What Spare Time?

A random collection of musings on entertainments that fill my spare time

Passion Play - Sean Stewart

Passion Play dates back to 1992, and is Sean Stewart's first novel. Stewart is perhaps best known for his contemporary fantasies Mockingbird and Galveston. Unlike the dreamlike lucidity of those novels, Stewart's prose here is spare and lean. Perhaps inspired by the rise of the Moral Majority during the elder Bush presidency, this is perhaps the most prescient vision of the extrapolation of the current Bush's administration since 1984.

The main character is Diane Fletcher, an empath who works as a freelance investigator for the police. In the future of Passion Play, the constitutional democracy of the United States is replaced with a fundamentalist Christian regime which treats sins as capital offences and televises executions. Fletcher is brought in to investigate the murder of the most popular actor in the state run entertainment industry, the de facto spokesman for the moral lifestyle of the patriotic citizen.
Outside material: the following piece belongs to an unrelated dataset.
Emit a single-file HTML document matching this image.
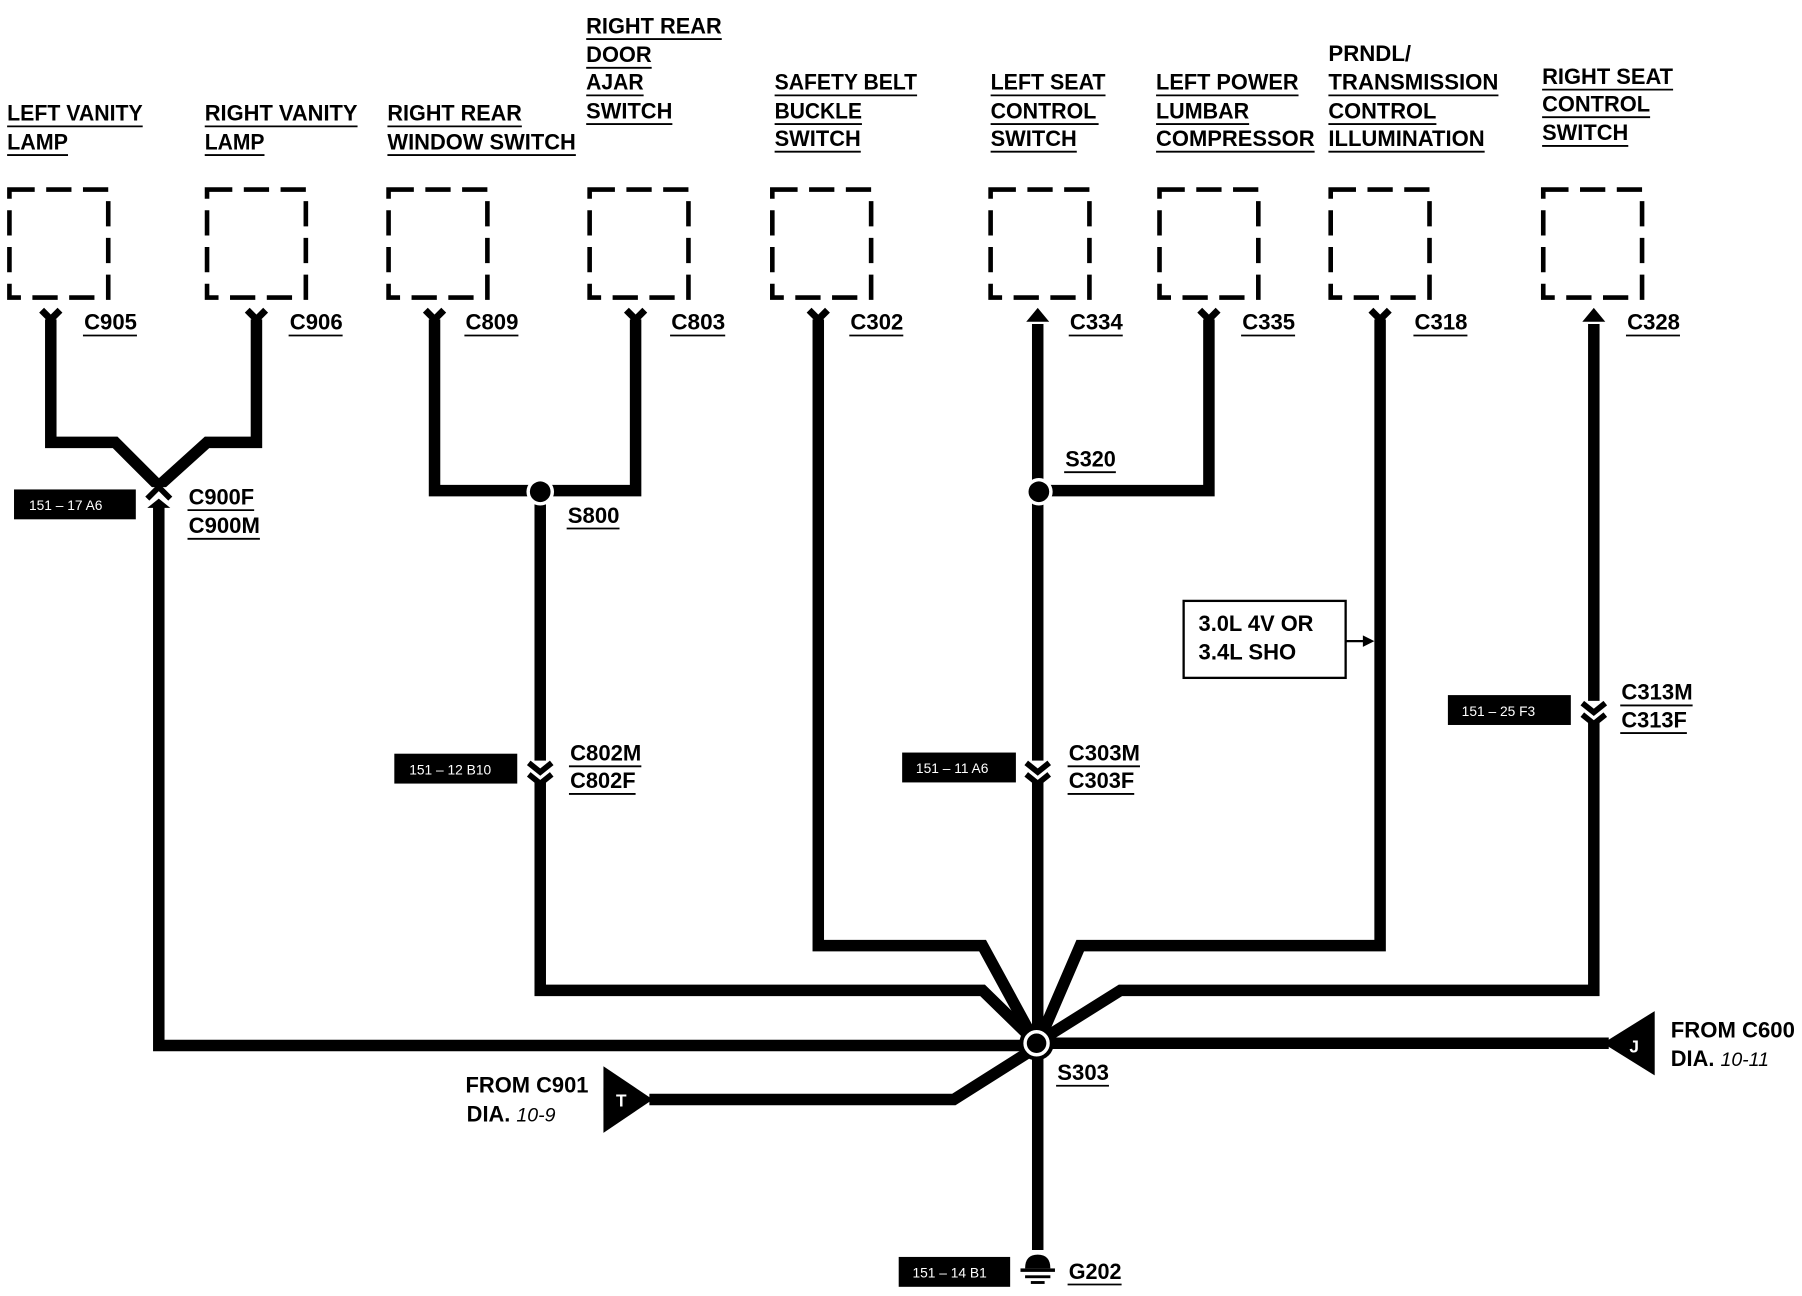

Along the way, she discovers the hypocrisy of the powerful, the harsh faith of the true believer, the burden of the conflicted and compassionate, and the quiet rebellion of the rejected and outcast.

The mystery is a fairly straightforward parlor mystery with a narrow set of suspects, each reflecting an aspect of the dismal society they inhabit. However, it is Fletcher's ruminations on life and faith, enhanced by her empathy, that make the story worth reading as she struggles to find a place in an increasingly intolerant and rigid society. At fewer than 200 pages, there is scarcely a wasted word, and every scene is vivid and memorable, from the crime scene on the first page, to the final haunting execution as justice is finally served.